(Problem to work on)
Write out, word for word, the stretch of lines beginning at the one with "Convert this chart to Plotly code." and ending at the one with "h1_su = [0.91]*9", omitting the images.

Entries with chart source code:
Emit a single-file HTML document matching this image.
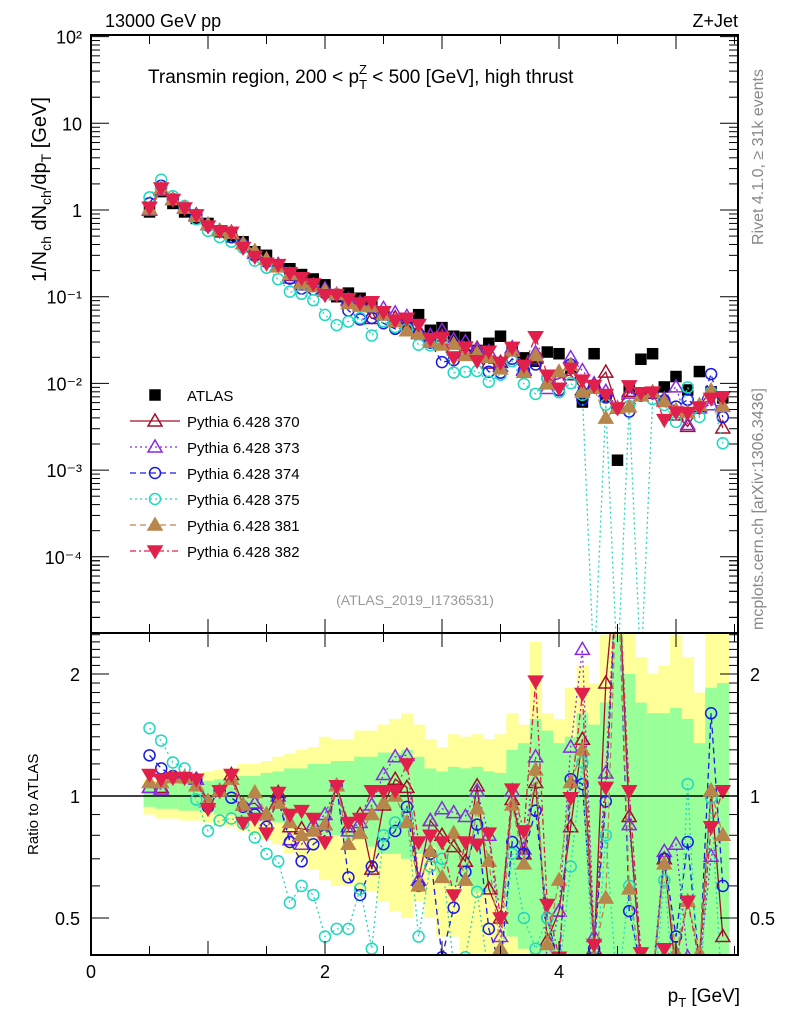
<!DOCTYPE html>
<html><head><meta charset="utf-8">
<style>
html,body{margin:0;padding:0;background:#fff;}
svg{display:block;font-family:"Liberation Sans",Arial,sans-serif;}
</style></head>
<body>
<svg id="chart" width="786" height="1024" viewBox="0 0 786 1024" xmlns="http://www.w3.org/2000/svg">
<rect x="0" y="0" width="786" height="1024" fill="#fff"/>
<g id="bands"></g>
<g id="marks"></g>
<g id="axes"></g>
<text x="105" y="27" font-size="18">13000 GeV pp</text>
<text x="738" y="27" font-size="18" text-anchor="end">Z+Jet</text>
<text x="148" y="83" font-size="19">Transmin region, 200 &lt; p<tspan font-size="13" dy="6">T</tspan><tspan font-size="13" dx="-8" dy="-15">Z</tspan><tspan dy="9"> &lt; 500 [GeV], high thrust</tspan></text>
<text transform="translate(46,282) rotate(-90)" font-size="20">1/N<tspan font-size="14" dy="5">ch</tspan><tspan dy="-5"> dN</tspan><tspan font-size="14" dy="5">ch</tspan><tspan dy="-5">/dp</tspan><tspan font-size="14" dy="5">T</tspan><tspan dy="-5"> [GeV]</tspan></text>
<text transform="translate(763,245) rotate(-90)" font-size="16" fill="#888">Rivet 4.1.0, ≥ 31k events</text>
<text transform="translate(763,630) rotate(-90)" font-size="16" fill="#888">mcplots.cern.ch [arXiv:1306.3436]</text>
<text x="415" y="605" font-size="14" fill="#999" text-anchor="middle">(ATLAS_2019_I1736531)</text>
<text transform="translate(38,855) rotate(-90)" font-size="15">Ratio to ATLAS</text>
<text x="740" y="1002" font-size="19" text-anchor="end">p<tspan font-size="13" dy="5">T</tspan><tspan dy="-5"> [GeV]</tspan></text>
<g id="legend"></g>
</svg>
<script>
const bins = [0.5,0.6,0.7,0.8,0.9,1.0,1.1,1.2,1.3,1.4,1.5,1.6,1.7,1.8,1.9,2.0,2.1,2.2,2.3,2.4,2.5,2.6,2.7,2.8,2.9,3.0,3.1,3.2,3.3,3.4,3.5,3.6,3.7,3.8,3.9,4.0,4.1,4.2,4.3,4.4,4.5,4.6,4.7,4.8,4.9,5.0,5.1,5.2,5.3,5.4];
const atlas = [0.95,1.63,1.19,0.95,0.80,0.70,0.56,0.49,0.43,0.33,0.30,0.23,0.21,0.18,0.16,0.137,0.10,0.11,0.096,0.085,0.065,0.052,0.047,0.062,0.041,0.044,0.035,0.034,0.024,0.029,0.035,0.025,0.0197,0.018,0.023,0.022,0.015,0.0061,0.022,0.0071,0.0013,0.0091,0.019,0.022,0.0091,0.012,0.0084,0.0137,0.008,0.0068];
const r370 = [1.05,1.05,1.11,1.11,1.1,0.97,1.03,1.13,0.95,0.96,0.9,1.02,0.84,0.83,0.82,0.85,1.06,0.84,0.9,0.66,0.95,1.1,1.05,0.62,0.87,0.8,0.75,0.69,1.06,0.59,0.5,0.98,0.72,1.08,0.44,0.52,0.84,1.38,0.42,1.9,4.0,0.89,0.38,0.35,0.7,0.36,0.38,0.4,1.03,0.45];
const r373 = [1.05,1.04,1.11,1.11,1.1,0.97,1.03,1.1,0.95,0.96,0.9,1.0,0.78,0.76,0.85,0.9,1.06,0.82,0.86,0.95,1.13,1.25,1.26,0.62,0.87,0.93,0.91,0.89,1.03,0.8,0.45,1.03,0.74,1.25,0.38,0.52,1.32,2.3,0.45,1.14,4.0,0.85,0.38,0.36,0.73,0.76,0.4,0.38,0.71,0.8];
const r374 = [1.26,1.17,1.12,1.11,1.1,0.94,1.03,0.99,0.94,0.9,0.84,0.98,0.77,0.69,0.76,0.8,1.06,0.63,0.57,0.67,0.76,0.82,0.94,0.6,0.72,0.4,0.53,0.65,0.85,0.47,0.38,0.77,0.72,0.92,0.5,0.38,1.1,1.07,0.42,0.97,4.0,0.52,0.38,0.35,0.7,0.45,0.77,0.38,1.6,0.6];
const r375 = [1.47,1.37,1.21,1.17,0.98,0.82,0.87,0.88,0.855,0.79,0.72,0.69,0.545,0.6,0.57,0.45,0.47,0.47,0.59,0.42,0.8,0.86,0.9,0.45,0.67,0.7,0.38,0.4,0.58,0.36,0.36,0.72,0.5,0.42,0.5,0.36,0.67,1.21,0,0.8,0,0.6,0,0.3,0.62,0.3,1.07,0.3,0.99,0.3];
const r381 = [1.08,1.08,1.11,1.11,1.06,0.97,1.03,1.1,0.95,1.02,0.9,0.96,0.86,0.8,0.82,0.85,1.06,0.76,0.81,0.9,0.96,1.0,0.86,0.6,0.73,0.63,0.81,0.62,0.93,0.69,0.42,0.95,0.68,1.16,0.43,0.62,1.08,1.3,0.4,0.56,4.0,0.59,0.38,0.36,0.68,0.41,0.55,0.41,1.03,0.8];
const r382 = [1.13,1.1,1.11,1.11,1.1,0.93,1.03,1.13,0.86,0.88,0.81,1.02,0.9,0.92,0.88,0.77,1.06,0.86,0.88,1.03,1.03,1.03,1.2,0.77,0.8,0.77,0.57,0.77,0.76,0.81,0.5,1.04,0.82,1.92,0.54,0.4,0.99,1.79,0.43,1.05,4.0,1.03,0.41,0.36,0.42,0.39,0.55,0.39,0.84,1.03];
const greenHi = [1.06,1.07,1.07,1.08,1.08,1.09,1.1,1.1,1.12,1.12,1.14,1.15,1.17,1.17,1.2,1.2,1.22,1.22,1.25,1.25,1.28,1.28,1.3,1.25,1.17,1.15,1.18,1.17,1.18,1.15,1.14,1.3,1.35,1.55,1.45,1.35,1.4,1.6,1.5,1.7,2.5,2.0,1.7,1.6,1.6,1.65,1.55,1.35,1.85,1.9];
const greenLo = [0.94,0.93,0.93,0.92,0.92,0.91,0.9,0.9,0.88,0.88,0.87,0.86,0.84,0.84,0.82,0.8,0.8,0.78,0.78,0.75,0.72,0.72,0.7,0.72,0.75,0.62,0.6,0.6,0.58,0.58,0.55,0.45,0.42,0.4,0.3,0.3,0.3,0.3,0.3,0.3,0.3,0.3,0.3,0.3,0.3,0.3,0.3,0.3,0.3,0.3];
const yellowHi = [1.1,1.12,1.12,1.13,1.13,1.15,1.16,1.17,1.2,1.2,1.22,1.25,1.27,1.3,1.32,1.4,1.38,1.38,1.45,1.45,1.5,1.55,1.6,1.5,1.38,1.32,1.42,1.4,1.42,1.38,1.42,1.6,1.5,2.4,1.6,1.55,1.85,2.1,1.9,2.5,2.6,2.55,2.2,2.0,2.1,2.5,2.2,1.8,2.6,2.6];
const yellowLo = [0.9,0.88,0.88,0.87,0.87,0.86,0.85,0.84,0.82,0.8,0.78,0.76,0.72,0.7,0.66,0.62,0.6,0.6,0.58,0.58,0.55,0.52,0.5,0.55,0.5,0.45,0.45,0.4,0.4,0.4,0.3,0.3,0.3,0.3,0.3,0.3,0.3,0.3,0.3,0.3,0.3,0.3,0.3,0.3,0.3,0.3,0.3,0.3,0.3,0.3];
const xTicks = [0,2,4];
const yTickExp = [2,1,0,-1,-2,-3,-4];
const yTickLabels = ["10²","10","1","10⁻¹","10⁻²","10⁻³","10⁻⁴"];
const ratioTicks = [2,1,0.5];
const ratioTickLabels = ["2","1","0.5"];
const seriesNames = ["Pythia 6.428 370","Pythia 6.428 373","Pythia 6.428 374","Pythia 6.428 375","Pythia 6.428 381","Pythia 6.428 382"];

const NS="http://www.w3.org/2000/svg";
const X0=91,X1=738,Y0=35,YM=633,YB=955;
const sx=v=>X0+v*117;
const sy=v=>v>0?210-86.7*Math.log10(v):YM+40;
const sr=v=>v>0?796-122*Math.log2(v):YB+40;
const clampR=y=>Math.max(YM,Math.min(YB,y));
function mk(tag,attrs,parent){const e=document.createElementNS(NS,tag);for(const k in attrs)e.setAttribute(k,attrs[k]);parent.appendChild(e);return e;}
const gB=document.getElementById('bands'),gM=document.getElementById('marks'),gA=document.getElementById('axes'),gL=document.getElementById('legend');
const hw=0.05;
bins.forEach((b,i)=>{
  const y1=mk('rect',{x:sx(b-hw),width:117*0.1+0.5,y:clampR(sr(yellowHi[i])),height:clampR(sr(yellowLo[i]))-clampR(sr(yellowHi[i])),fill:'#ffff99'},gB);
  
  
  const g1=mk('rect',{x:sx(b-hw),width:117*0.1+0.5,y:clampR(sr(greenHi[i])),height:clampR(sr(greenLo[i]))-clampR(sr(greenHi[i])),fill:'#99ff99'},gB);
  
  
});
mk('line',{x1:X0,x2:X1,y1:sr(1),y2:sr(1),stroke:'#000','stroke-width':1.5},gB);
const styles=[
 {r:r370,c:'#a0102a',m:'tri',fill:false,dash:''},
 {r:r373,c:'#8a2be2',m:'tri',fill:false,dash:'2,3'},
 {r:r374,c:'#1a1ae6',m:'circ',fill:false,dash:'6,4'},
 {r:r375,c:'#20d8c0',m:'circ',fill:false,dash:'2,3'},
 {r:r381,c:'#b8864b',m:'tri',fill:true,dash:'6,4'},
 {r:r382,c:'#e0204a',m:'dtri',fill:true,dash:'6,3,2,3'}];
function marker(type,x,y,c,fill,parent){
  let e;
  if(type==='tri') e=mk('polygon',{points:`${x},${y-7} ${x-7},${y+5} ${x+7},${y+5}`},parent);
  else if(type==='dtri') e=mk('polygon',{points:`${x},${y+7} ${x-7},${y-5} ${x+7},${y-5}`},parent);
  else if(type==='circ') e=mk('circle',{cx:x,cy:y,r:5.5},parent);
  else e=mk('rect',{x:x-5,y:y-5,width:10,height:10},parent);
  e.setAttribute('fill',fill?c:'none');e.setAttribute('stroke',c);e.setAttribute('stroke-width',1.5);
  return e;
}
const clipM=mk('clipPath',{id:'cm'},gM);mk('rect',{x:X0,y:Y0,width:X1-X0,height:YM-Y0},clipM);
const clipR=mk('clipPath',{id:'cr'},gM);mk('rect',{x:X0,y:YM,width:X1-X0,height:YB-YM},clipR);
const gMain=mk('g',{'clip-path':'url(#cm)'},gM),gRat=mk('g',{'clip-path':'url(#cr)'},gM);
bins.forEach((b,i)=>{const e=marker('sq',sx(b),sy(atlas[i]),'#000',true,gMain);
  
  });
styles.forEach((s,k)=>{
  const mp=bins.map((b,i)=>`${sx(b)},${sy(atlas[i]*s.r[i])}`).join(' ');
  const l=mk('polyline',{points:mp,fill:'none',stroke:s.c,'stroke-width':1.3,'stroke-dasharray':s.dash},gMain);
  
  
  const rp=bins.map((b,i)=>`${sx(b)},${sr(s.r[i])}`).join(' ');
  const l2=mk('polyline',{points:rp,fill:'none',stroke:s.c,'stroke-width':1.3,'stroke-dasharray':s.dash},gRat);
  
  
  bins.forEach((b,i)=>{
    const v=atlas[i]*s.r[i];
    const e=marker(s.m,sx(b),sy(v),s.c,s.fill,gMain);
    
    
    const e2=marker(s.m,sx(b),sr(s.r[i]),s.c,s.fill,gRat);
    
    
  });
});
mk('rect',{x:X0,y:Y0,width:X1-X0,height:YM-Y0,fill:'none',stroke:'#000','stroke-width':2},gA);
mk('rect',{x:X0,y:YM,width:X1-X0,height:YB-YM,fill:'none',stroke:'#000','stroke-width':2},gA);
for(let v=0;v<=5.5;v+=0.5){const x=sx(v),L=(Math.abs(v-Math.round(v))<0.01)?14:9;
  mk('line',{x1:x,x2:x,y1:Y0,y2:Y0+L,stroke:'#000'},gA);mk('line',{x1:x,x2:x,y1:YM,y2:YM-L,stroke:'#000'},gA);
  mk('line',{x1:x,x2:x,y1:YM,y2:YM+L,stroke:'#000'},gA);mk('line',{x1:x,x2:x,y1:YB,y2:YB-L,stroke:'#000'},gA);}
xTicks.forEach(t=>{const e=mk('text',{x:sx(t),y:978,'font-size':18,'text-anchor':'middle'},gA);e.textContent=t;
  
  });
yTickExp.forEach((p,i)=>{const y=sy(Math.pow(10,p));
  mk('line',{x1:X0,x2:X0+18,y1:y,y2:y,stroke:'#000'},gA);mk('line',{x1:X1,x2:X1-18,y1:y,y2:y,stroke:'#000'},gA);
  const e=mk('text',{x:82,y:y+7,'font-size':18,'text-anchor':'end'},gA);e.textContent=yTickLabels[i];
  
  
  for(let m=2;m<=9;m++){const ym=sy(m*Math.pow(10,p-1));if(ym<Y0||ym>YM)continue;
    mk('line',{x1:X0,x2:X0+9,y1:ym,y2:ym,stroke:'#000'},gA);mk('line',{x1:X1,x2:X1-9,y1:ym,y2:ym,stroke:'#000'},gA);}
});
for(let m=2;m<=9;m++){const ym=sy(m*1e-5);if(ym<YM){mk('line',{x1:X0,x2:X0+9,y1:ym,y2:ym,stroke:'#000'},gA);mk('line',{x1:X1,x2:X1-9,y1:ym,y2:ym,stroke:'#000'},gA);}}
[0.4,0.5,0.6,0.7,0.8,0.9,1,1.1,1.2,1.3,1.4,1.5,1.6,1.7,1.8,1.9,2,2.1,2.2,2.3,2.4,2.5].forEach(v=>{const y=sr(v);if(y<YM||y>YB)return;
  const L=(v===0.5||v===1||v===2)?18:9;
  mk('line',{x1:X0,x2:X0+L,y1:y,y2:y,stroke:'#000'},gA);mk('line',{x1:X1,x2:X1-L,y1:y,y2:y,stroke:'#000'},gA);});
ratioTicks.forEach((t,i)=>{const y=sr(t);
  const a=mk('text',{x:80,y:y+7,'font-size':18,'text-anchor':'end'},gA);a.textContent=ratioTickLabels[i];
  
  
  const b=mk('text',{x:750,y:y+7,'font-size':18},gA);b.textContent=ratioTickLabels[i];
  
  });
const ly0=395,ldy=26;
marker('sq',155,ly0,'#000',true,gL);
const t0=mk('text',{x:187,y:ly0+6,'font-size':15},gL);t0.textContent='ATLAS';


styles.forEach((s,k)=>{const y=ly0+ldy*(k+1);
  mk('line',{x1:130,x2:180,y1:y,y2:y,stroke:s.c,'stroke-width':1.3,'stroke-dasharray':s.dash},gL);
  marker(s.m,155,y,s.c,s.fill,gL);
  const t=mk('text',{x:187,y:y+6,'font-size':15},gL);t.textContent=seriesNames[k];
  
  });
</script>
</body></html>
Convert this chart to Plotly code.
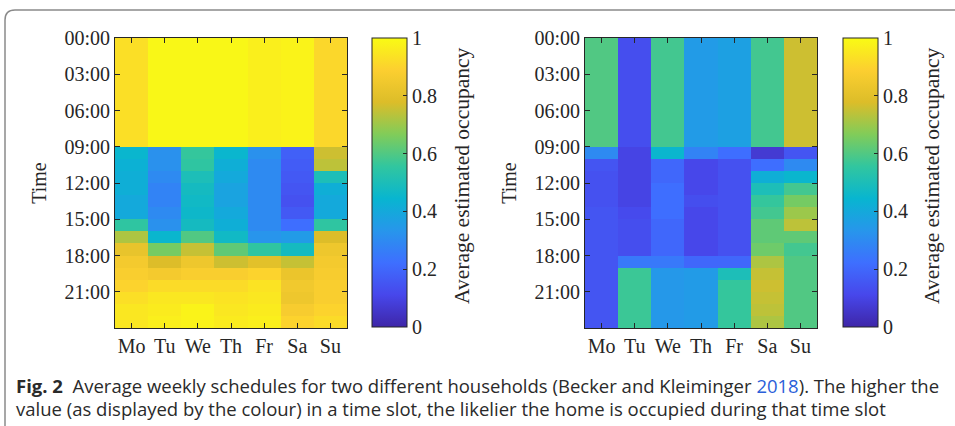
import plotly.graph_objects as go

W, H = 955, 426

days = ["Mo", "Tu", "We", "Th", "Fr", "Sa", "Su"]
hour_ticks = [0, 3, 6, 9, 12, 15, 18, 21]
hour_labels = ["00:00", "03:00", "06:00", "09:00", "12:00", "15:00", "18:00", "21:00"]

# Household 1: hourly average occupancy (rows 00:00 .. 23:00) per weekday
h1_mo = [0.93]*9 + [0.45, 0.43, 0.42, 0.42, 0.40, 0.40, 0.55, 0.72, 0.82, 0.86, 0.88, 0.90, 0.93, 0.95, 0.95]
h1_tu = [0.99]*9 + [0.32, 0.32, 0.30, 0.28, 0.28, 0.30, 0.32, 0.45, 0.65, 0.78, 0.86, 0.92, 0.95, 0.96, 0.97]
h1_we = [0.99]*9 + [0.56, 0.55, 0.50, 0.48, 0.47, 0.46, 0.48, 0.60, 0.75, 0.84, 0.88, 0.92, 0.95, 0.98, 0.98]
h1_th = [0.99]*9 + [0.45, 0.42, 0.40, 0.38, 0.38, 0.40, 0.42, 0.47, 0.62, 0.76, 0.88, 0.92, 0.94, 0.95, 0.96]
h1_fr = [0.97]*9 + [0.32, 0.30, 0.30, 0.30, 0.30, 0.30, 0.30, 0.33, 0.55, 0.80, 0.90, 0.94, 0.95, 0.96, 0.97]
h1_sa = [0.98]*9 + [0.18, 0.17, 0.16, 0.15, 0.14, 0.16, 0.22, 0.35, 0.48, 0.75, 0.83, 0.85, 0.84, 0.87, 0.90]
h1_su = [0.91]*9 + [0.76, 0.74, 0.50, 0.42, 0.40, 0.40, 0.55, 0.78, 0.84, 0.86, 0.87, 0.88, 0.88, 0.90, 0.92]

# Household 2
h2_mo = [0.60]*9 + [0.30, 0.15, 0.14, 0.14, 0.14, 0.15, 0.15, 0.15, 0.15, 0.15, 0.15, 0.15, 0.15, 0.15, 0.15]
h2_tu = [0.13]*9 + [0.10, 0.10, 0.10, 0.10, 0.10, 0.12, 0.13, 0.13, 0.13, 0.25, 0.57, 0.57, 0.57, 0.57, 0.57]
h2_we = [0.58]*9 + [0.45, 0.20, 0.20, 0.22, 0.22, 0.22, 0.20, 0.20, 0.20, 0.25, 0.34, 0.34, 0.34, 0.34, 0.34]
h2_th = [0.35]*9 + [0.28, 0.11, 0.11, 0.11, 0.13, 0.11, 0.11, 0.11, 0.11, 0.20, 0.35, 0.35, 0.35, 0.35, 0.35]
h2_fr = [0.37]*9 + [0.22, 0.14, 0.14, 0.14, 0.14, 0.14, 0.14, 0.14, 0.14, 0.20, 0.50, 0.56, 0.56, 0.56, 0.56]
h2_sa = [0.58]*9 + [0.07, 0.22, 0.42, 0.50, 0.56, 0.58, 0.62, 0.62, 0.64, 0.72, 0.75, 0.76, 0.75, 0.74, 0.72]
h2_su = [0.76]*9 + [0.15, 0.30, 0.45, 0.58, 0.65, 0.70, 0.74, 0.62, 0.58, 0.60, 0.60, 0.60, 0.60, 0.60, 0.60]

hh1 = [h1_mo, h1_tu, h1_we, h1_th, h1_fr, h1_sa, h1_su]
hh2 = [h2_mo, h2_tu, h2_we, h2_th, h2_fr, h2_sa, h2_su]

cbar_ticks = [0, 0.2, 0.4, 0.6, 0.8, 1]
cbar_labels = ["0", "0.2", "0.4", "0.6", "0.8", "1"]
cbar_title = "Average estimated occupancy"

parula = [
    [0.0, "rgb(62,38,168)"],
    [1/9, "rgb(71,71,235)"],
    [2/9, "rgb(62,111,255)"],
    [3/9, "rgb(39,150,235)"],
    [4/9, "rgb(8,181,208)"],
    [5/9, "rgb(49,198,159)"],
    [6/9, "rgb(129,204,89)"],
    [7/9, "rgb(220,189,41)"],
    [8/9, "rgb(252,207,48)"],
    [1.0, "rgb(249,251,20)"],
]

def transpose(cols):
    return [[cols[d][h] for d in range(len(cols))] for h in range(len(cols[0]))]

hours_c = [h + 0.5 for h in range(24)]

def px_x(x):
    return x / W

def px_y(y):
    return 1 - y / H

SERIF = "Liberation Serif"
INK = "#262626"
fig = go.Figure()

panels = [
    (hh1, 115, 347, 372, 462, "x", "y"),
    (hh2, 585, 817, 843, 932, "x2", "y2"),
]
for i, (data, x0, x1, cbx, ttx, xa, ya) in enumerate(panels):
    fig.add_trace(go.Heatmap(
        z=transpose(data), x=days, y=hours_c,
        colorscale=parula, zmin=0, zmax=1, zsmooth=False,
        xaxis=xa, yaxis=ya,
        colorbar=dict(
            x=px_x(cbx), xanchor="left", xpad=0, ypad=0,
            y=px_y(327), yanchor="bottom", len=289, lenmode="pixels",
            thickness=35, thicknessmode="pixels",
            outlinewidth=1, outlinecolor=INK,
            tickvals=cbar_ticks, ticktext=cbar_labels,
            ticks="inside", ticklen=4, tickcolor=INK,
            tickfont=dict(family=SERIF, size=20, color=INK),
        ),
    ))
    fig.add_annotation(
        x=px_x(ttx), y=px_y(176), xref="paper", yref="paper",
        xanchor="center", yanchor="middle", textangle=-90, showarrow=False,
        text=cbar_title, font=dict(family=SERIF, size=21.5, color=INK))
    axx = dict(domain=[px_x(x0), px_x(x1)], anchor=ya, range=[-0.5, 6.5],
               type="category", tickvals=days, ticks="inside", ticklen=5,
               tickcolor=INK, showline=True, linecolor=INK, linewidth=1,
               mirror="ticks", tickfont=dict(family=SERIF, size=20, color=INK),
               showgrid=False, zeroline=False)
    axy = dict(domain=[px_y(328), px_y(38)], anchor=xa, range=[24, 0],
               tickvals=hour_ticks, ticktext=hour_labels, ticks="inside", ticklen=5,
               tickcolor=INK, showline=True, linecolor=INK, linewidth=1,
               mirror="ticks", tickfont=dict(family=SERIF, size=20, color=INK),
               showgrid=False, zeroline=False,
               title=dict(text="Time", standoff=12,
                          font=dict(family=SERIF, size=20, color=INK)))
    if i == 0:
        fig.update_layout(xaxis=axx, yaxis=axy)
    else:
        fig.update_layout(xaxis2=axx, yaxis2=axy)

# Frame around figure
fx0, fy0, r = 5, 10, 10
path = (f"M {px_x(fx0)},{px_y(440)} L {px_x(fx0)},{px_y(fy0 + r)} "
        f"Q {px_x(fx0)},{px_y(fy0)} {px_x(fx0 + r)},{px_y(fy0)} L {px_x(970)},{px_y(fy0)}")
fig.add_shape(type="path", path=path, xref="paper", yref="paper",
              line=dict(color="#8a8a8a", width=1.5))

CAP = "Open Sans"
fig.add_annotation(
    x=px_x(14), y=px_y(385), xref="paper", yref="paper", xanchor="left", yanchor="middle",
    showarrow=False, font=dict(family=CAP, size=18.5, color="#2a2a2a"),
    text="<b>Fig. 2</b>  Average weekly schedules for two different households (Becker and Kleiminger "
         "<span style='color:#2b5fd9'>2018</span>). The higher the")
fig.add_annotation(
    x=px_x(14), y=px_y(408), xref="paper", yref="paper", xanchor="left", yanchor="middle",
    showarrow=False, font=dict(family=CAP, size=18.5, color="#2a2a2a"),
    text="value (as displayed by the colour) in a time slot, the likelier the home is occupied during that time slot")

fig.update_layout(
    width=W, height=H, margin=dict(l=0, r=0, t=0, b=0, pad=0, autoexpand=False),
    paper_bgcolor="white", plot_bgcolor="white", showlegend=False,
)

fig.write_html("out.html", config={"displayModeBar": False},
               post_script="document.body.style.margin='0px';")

(Written solution)
Convert this chart to Plotly code.
import plotly.graph_objects as go

W, H = 955, 426

days = ["Mo", "Tu", "We", "Th", "Fr", "Sa", "Su"]
hour_ticks = [0, 3, 6, 9, 12, 15, 18, 21]
hour_labels = ["00:00", "03:00", "06:00", "09:00", "12:00", "15:00", "18:00", "21:00"]

# Household 1: hourly average occupancy (rows 00:00 .. 23:00) per weekday
h1_mo = [0.93]*9 + [0.45, 0.43, 0.42, 0.42, 0.40, 0.40, 0.55, 0.72, 0.82, 0.86, 0.88, 0.90, 0.93, 0.95, 0.95]
h1_tu = [0.99]*9 + [0.32, 0.32, 0.30, 0.28, 0.28, 0.30, 0.32, 0.45, 0.65, 0.78, 0.86, 0.92, 0.95, 0.96, 0.97]
h1_we = [0.99]*9 + [0.56, 0.55, 0.50, 0.48, 0.47, 0.46, 0.48, 0.60, 0.75, 0.84, 0.88, 0.92, 0.95, 0.98, 0.98]
h1_th = [0.99]*9 + [0.45, 0.42, 0.40, 0.38, 0.38, 0.40, 0.42, 0.47, 0.62, 0.76, 0.88, 0.92, 0.94, 0.95, 0.96]
h1_fr = [0.97]*9 + [0.32, 0.30, 0.30, 0.30, 0.30, 0.30, 0.30, 0.33, 0.55, 0.80, 0.90, 0.94, 0.95, 0.96, 0.97]
h1_sa = [0.98]*9 + [0.18, 0.17, 0.16, 0.15, 0.14, 0.16, 0.22, 0.35, 0.48, 0.75, 0.83, 0.85, 0.84, 0.87, 0.90]
h1_su = [0.91]*9 + [0.76, 0.74, 0.50, 0.42, 0.40, 0.40, 0.55, 0.78, 0.84, 0.86, 0.87, 0.88, 0.88, 0.90, 0.92]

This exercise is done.